Pretty solid starting point if you can start picking out individual concentrates.

You want to grack it up and start mixing weird?

A big part of single flavor testing is benchmarking the limits of concentrates, and trying to push them until they break. You then get to see the interesting things that start happening after those flavors break. It gives you a deep knowledge of off-notes and oddities, which definitely facilitates doing something weird like cranking INW Cactus up to 2.25%.

If you want to consistently turn around "good" recipes that behave how you want, the foundational step is extensive single flavor testing... or just throw stuff together randomly and wait for lightning to strike. It's your time and your choice.

How I Single Flavor Test:

I single flavor test a lot.
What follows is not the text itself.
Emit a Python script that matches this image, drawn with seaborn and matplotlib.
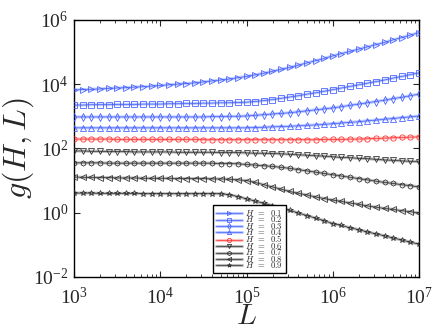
import numpy as np
import matplotlib
matplotlib.use("Agg")
import matplotlib.pyplot as plt
import seaborn as sns

# log10(L) grid, 0.1 decade steps
logL = np.round(np.arange(3.0, 7.01, 0.1), 2)

H_values = [0.1, 0.2, 0.3, 0.4, 0.5, 0.6, 0.7, 0.8, 0.9]

# log10 g(H, L)
g_01 = [3.82, 3.83, 3.84, 3.85, 3.87, 3.88, 3.89, 3.91, 3.92, 3.94,
        3.96, 3.98, 4.00, 4.02, 4.04, 4.07, 4.10, 4.13, 4.16, 4.20,
        4.24, 4.29, 4.34, 4.40, 4.46, 4.52, 4.59, 4.66, 4.73, 4.80,
        4.88, 4.95, 5.02, 5.09, 5.16, 5.23, 5.30, 5.38, 5.45, 5.53, 5.60]
g_02 = [3.35, 3.35, 3.36, 3.36, 3.36, 3.37, 3.37, 3.37, 3.38, 3.38,
        3.38, 3.39, 3.39, 3.40, 3.40, 3.41, 3.41, 3.42, 3.42, 3.43,
        3.44, 3.46, 3.49, 3.52, 3.56, 3.60, 3.64, 3.69, 3.73, 3.78,
        3.83, 3.88, 3.93, 3.98, 4.03, 4.08, 4.13, 4.19, 4.24, 4.30, 4.35]
g_03 = [2.98, 2.98, 2.98, 2.98, 2.98, 2.98, 2.98, 2.98, 2.98, 2.98,
        2.98, 2.98, 2.98, 2.98, 2.98, 2.98, 2.99, 2.99, 3.00, 3.00,
        3.01, 3.03, 3.05, 3.07, 3.09, 3.11, 3.14, 3.17, 3.20, 3.23,
        3.26, 3.30, 3.34, 3.38, 3.42, 3.46, 3.50, 3.55, 3.59, 3.64, 3.69]
g_04 = [2.64, 2.64, 2.64, 2.64, 2.64, 2.64, 2.64, 2.64, 2.64, 2.64,
        2.64, 2.64, 2.64, 2.64, 2.64, 2.64, 2.64, 2.64, 2.64, 2.64,
        2.64, 2.65, 2.66, 2.67, 2.68, 2.69, 2.70, 2.72, 2.73, 2.75,
        2.77, 2.79, 2.81, 2.83, 2.86, 2.88, 2.91, 2.93, 2.96, 2.98, 3.01]
g_05 = [2.29, 2.29, 2.29, 2.29, 2.29, 2.28, 2.28, 2.28, 2.28, 2.28,
        2.28, 2.28, 2.28, 2.28, 2.28, 2.27, 2.27, 2.27, 2.27, 2.27,
        2.27, 2.27, 2.27, 2.27, 2.27, 2.27, 2.27, 2.27, 2.27, 2.28,
        2.28, 2.28, 2.29, 2.29, 2.30, 2.31, 2.32, 2.33, 2.34, 2.35, 2.36]
g_06 = [1.92, 1.92, 1.91, 1.91, 1.90, 1.90, 1.90, 1.89, 1.89, 1.89,
        1.89, 1.89, 1.88, 1.88, 1.88, 1.88, 1.88, 1.87, 1.87, 1.87,
        1.86, 1.85, 1.85, 1.84, 1.83, 1.82, 1.80, 1.79, 1.77, 1.76,
        1.74, 1.72, 1.71, 1.69, 1.68, 1.66, 1.64, 1.63, 1.61, 1.60, 1.58]
g_07 = [1.55, 1.55, 1.55, 1.55, 1.54, 1.54, 1.54, 1.54, 1.54, 1.54,
        1.54, 1.54, 1.54, 1.54, 1.54, 1.54, 1.54, 1.53, 1.53, 1.52,
        1.50, 1.48, 1.46, 1.44, 1.41, 1.38, 1.34, 1.30, 1.26, 1.22,
        1.18, 1.14, 1.10, 1.06, 1.02, 0.98, 0.94, 0.91, 0.87, 0.84, 0.80]
g_08 = [1.11, 1.10, 1.10, 1.09, 1.09, 1.08, 1.08, 1.08, 1.07, 1.07,
        1.07, 1.07, 1.06, 1.06, 1.06, 1.06, 1.05, 1.05, 1.04, 1.02,
        1.00, 0.94, 0.87, 0.80, 0.73, 0.66, 0.60, 0.55, 0.49, 0.44,
        0.39, 0.35, 0.30, 0.26, 0.21, 0.17, 0.13, 0.10, 0.06, 0.03, -0.01]
g_09 = [0.61, 0.61, 0.61, 0.60, 0.60, 0.60, 0.60, 0.60, 0.59, 0.59,
        0.59, 0.59, 0.59, 0.59, 0.59, 0.59, 0.59, 0.59, 0.56, 0.50,
        0.43, 0.36, 0.29, 0.22, 0.15, 0.07, -0.01, -0.09, -0.17, -0.25,
        -0.34, -0.40, -0.47, -0.53, -0.60, -0.66, -0.72, -0.79, -0.85, -0.92, -0.98]

series = [g_01, g_02, g_03, g_04, g_05, g_06, g_07, g_08, g_09]
markers = ['>', 's', 'd', '^', 'o', 'v', 'h', '<', '*']
blue, red, dark = '#3f5bff', '#ff2a2a', '#2a2a2a'
colors = [blue] * 4 + [red] + [dark] * 4
backs = ['#c0cbff'] * 4 + ['#ffc0c0'] + ['#bdbdbd'] * 4

sns.set_style('ticks')
plt.rcParams['font.family'] = ['Liberation Serif', 'DejaVu Serif']
plt.rcParams['mathtext.fontset'] = 'cm'

fig = plt.figure(figsize=(4.36, 3.32), dpi=100)
ax = fig.add_axes([0.170, 0.166, 0.791, 0.774])

L = 10.0 ** logL
handles = []
for H, g, m, c, b in zip(H_values, series, markers, colors, backs):
    y = 10.0 ** np.array(g)
    sns.lineplot(x=L, y=y, ax=ax, color=b, lw=2.2, zorder=2)
    sns.lineplot(x=L, y=y, ax=ax, color=c, lw=0.5, marker=m, ms=3.8,
                 mfc='none', mec=c, mew=0.55, zorder=3)
    back = ax.lines[-2]
    front = ax.lines[-1]
    handles.append(((back, front), rf'$H\;\;=\;\;{H}$'))

ax.set_xscale('log')
ax.set_yscale('log')
ax.set_xlim(1e3, 1e7)
ax.set_ylim(1e-2, 1e6)
ax.set_yticks([1e-2, 1e0, 1e2, 1e4, 1e6])
ax.yaxis.set_minor_locator(matplotlib.ticker.NullLocator())
ax.tick_params(which='both', direction='in', top=True, right=True,
               labelsize=14)
ax.tick_params(axis='x', pad=7)
ax.tick_params(axis='y', pad=4)
ax.tick_params(which='major', length=4, width=0.8)
ax.tick_params(which='minor', length=2, width=0.6)
for s in ax.spines.values():
    s.set_linewidth(1.0)
    s.set_color('black')

ax.set_xlabel(r'$L$', fontsize=21, labelpad=-3)
ax.set_ylabel(r'$g(H, L)$', fontsize=23, labelpad=-2)

leg = ax.legend([h for h, _ in handles], [t for _, t in handles],
                loc='lower left', bbox_to_anchor=(0.40, 0.01),
                fontsize=6.2, handlelength=3.0, handleheight=0.4,
                labelspacing=-0.42, borderpad=0.4, handletextpad=0.3,
                borderaxespad=0.1, numpoints=1, markerscale=0.8,
                frameon=True, fancybox=False, edgecolor='black',
                framealpha=1)
leg.get_frame().set_linewidth(1.0)
for h in leg.legend_handles:
    pass

fig.savefig('out.png', dpi=100)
In fact the majority of my vaping is single flavor testing. This probably isn't normal, but I've been pursuing the development and content generation side of mixing. My testing procedure isn't particularly complex or daunting... but it is a pretty huge time sink. I'm not saying you should feel obligated, but if you're interested...

The single biggest factor in my testing is just getting to know a concentrate. I usually mix up 2 or 3 10ml testers of each flavor I test. Those starting percentages vary mostly by brand. I've developed a fairly heavy hand in mixing lately, so my testing percentages kind of reflect that.
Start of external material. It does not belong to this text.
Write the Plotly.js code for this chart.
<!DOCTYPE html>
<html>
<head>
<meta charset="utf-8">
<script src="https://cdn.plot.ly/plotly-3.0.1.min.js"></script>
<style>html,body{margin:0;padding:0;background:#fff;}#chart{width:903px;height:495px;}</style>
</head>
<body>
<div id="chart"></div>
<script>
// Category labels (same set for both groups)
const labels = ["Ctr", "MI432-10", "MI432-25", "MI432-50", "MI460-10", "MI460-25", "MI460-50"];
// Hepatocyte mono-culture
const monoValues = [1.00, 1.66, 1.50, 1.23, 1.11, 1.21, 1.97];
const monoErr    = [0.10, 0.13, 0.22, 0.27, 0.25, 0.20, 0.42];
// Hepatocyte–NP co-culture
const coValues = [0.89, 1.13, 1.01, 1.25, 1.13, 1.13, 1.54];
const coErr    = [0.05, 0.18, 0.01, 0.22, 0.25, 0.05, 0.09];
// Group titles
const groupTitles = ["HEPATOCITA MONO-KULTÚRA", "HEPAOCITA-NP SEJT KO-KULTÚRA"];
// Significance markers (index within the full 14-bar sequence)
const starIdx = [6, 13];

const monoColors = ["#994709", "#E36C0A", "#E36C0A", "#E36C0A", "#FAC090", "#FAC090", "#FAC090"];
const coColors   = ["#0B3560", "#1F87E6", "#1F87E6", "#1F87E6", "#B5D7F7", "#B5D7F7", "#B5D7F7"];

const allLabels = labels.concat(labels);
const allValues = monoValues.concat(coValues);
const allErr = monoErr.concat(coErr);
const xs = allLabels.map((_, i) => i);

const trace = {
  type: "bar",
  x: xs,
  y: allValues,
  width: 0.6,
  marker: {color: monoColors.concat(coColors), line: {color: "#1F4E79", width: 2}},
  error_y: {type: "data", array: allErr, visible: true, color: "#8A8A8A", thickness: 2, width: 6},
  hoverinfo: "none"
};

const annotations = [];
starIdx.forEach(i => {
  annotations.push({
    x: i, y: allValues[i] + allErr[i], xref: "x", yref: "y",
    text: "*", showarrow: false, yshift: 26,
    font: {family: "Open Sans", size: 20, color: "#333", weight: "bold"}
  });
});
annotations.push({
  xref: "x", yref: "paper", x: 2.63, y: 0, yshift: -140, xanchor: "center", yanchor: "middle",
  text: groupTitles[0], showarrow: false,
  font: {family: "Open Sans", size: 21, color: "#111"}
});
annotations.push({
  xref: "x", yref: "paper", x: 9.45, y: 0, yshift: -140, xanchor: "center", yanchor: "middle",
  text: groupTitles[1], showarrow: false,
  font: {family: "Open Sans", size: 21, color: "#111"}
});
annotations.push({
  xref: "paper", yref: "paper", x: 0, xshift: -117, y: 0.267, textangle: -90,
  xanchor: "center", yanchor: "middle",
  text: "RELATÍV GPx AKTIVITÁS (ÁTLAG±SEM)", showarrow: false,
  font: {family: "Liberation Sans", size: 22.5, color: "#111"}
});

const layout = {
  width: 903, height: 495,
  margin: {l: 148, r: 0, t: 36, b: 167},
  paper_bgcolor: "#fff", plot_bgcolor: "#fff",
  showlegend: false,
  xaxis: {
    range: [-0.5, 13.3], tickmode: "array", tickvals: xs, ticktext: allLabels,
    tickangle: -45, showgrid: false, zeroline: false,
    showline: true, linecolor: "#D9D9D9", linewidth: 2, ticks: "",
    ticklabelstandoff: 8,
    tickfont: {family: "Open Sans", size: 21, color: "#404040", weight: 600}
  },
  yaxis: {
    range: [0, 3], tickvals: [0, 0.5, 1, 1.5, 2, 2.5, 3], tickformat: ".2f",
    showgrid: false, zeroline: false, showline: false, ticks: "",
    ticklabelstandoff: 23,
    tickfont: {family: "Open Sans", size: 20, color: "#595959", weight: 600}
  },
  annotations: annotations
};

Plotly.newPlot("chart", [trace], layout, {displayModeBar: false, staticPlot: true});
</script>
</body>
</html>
*Flavor Manufacturer* *My %'s Mixed*
TPA 3,6%
Flavorwest 4,8%
Capella 4,8%
Flavourart 2,4%
Flavorah .25,1,3%
Inawera 1.5,3%
Jungle Flavors 2,4%
Purilum 4,8%
Flavor Express / Super Concentrates 1,3%
Real Flavors SC 2,5%
Hangsen 1.5,3%
Vape Train 3,8%
But, with all that said, these percentages can still go slightly awry. If I'm dealing with something that has a heavy spice note, I'll usually half the percentages. If something smells crazy strong, I'll also usually half my percentages. Whatever. There is a good deal of the time I won't have something perfectly dialed in. It's not a big deal. If it's still way too strong I'll start cutting it down with more testing base. I try to keep track of my exact mixing ratios because I write about it, but I wouldn't worry nearly as much about it if this was for my personal notes. It gives you something you can work with.

In terms of steeping, you should probably do it. Plenty of people end up testing a single flavor at several different steep times. Why not test something as a S&V, at 1 week, etc… If you’ve got the time and attention span, go for it. Like most things, I go lazy with my steep times. I mix up vast swaths of testers at a time, and usually just get to stuff when I get to stuff. I basically try to steep my samples for as long as I figure they’ll need to settle in. Each mix steeps differently, and I don’t really see notes on how long solo flavors need to get where they’re going as all that useful. If something feels particularly weird in a steeped sample, I’ll mix up a quick S&V version and compare. I will say, the more alcohol in a flavor, the longer you’ll generally want to let them sit before testing. And maybe give your creams and custards at least a couple of weeks.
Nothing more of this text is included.